Personal information
- Full name: Brecken Inga Mozingo
- Date of birth: March 8, 2001 (age 25)
- Place of birth: Salt Lake City, Utah, United States
- Height: 5 ft 6 in (1.68 m)
- Position: Forward

Team information
- Current team: Utah Royals
- Number: 13

College career
- Years: Team / Apps / (Gls)
- 2019: UCLA Bruins / 6 / (0)
- 2020–2023: BYU Cougars / 87 / (36)

Senior career*
- Years: Team / Apps / (Gls)
- 2024–: Utah Royals / 41 / (4)

International career
- 2017: United States U17

= Brecken Mozingo =

American soccer player (born 2001)

Brecken Inga Mozingo (born March 8, 2001) is an American professional soccer player who plays as a forward for the Utah Royals of the National Women's Soccer League (NWSL). She was drafted 4th overall by the Royals in the 2024 NWSL Draft after playing college soccer for the BYU Cougars.

== Early life ==
Mozingo was born in Salt Lake City, Utah, to Trev and Carly Mozingo, and has three younger brothers. She attended Alta High School and played club soccer for Utah Celtic FC and Sparta.

Mozingo was selected as the 2019 UYSA/Tosh Female Athlete of the Year. Named to the USYS 01 All-Star Team in 2016. Won two Utah State Cup championships with Utah Celtic FC and one with Sparta. Mozingo was a starter at Alta HS in 2015 and 2016 and set a school record with 38 goals in 2016. The record was previously held by her future Utah Royals teammate Michele Vasconcelos who scored 37 goals in a season.

== College career ==
Mozingo attended the University of California, Los Angeles where she made 6 appearances and played a total of 82 minutes. Following the 2019 season, Mozingo transferred to Brigham Young University for the rest of her colligate career. At BYU, Mozingo appeared in 92 games, scoring 36 goals and adding 37 assists. In the 2023 season, Mozingo was one of the nation's leaders in total points with 14 goals and 15 assists for the Cougars and was instrumental in BYU returning to the NCAA College Cup and a 20–3–3 record this season. As a result, Mozingo was named one of the three finalists for the 2023 MAC Hermann Trophy.

== Club career ==
Mozingo was drafted fourth overall to the Utah Royals at the 2024 NWSL Draft. She was the second pick for the Utah Royals in the draft. She was signed to a two-year contract with an option for an additional year.
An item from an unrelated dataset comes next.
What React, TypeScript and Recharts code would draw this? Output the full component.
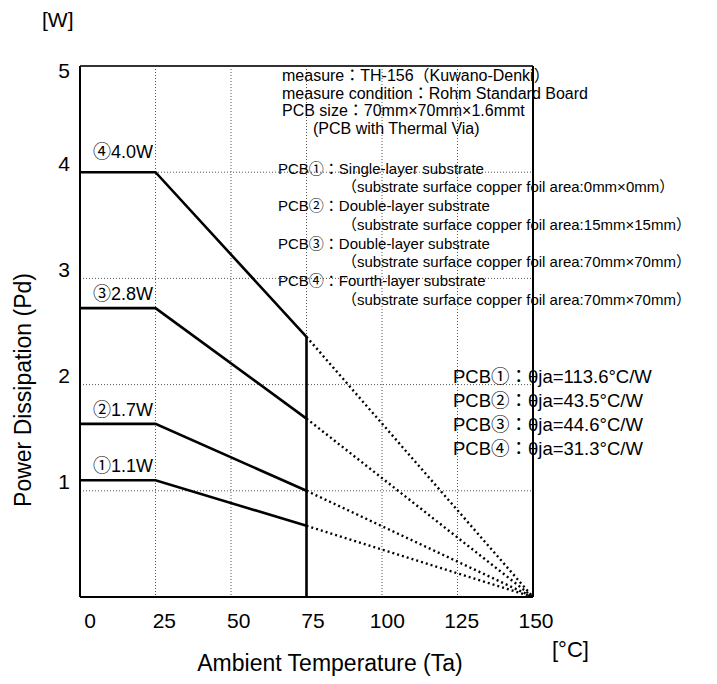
import { LineChart, Line, CartesianGrid, XAxis, YAxis, ReferenceLine } from "recharts";

const FONT = '"Liberation Sans", Arial, "Noto Sans CJK JP", sans-serif';

// Ta points: 0, knee at 25, end of solid part at 75, 150
const temps = [0, 25, 75, 150];
const pcb1 = [1.1, 1.1, 0.67, 0];
const pcb2 = [1.63, 1.63, 1.0, 0];
const pcb3 = [2.72, 2.72, 1.68, 0];
const pcb4 = [4.0, 4.0, 2.45, 0];
const solidEnd = 2;

const xTicks = [0, 25, 50, 75, 100, 125, 150];
const yTicks = [1, 2, 3, 4, 5];

const pdLabels = ["④4.0W", "③2.8W", "②1.7W", "①1.1W"];
const headerLines = [
  "measure：TH-156（Kuwano-Denki）",
  "measure condition：Rohm Standard Board",
  "PCB size：70mm×70mm×1.6mmt",
];
const viaLine = "(PCB with Thermal Via)";
const boardNames = [
  "PCB①：Single-layer substrate",
  "PCB②：Double-layer substrate",
  "PCB③：Double-layer substrate",
  "PCB④：Fourth-layer substrate",
];
const boardAreas = [
  "（substrate surface copper foil area:0mm×0mm）",
  "（substrate surface copper foil area:15mm×15mm）",
  "（substrate surface copper foil area:70mm×70mm）",
  "（substrate surface copper foil area:70mm×70mm）",
];
const thetaLines = [
  "PCB①：θja=113.6°C/W",
  "PCB②：θja=43.5°C/W",
  "PCB③：θja=44.6°C/W",
  "PCB④：θja=31.3°C/W",
];

const series = [pcb1, pcb2, pcb3, pcb4];
const data = temps.map((ta, i) => {
  const row: Record<string, number | null> = { ta };
  series.forEach((s, k) => {
    row["s" + (k + 1)] = i <= solidEnd ? s[i] : null;
    row["d" + (k + 1)] = i >= solidEnd ? s[i] : null;
  });
  return row;
});

// labels sit a little right of their grid lines in the original
const XTick = (props: any) => {
  const { x, y, payload } = props;
  const dx = 10 - (payload.value / 150) * 7;
  return (
    <text x={x + dx} y={y + 31} textAnchor="middle" fontSize={21} fontFamily={FONT} fill="#000">
      {payload.value}
    </text>
  );
};

const YTick = (props: any) => {
  const { x, y, payload } = props;
  const off = payload.value === 5 ? 4 : -9;
  return (
    <text x={x} y={y + off + 7.5} textAnchor="end" fontSize={21} fontFamily={FONT} fill="#000">
      {payload.value}
    </text>
  );
};

export default function App() {
  return (
    <div style={{ position: "absolute", left: 0, top: 0, width: 717, height: 684, background: "#fff" }}>
      <LineChart
        width={717}
        height={684}
        data={data}
        margin={{ top: 66, right: 184, bottom: 57, left: 20 }}
      >
        <CartesianGrid stroke="#555" strokeDasharray="1 2" />
        <XAxis
          dataKey="ta"
          type="number"
          domain={[0, 150]}
          ticks={xTicks}
          height={30}
          tickLine={false}
          tickSize={0}
          tickMargin={0}
          axisLine={{ stroke: "#000", strokeWidth: 2 }}
          tick={<XTick />}
        />
        <YAxis
          type="number"
          domain={[0, 5]}
          ticks={yTicks}
          width={60}
          tickLine={false}
          tickSize={0}
          tickMargin={10}
          axisLine={{ stroke: "#000", strokeWidth: 2 }}
          tick={<YTick />}
        />
        <ReferenceLine y={5} stroke="#333" strokeWidth={2} />
        <ReferenceLine x={150} stroke="#000" strokeWidth={2} />
        <ReferenceLine
          segment={[
            { x: temps[solidEnd], y: 0 },
            { x: temps[solidEnd], y: pcb4[solidEnd] },
          ]}
          stroke="#000"
          strokeWidth={2.6}
        />
        {[1, 2, 3, 4].map((k) => (
          <Line
            key={"s" + k}
            type="linear"
            dataKey={"s" + k}
            stroke="#000"
            strokeWidth={2.6}
            dot={false}
            isAnimationActive={false}
          />
        ))}
        {[1, 2, 3, 4].map((k) => (
          <Line
            key={"d" + k}
            type="linear"
            dataKey={"d" + k}
            stroke="#000"
            strokeWidth={2.4}
            strokeDasharray="2 3"
            dot={false}
            isAnimationActive={false}
          />
        ))}
      </LineChart>

      <svg
        width={717}
        height={684}
        style={{ position: "absolute", left: 0, top: 0, pointerEvents: "none" }}
        fontFamily={FONT}
        fill="#000"
      >
        <text x={42} y={27} fontSize={21}>[W]</text>
        <text x={31} y={390} fontSize={23} textAnchor="middle" transform="rotate(-90 31 390)">
          Power Dissipation (Pd)
        </text>
        <text x={330} y={671} fontSize={23} textAnchor="middle">Ambient Temperature (Ta)</text>
        <text x={552} y={657} fontSize={22}>[°C]</text>

        {pdLabels.map((t, i) => (
          <text key={t} x={93} y={[158, 300, 415.5, 472][i]} fontSize={18}>{t}</text>
        ))}

        {headerLines.map((t, i) => (
          <text key={t} x={282} y={81 + i * 17.6} fontSize={16}>{t}</text>
        ))}
        <text x={313} y={134} fontSize={16}>{viaLine}</text>

        {boardNames.map((t, i) => (
          <g key={t}>
            <text x={278} y={173.5 + i * 37.5} fontSize={15}>{t}</text>
            <text x={342} y={192 + i * 37.5} fontSize={15}>{boardAreas[i]}</text>
          </g>
        ))}

        {thetaLines.map((t, i) => (
          <text key={t} x={453} y={383 + i * 24} fontSize={18.5}>{t}</text>
        ))}
      </svg>
    </div>
  );
}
She made her professional debut on March 16, 2024, in a 2–0 loss to the Chicago Red Stars. She came in as a substitute in the 69th minute for Utah Royals in their sold-out home opener. She scored her first two professional goals in a 5–1 win against Tijuana on July 31, helping the Royals win their group at the 2024 NWSL x Liga MX Femenil Summer Cup.

==International career==
Mozingo was called-up to the United States national under-17 team in 2017.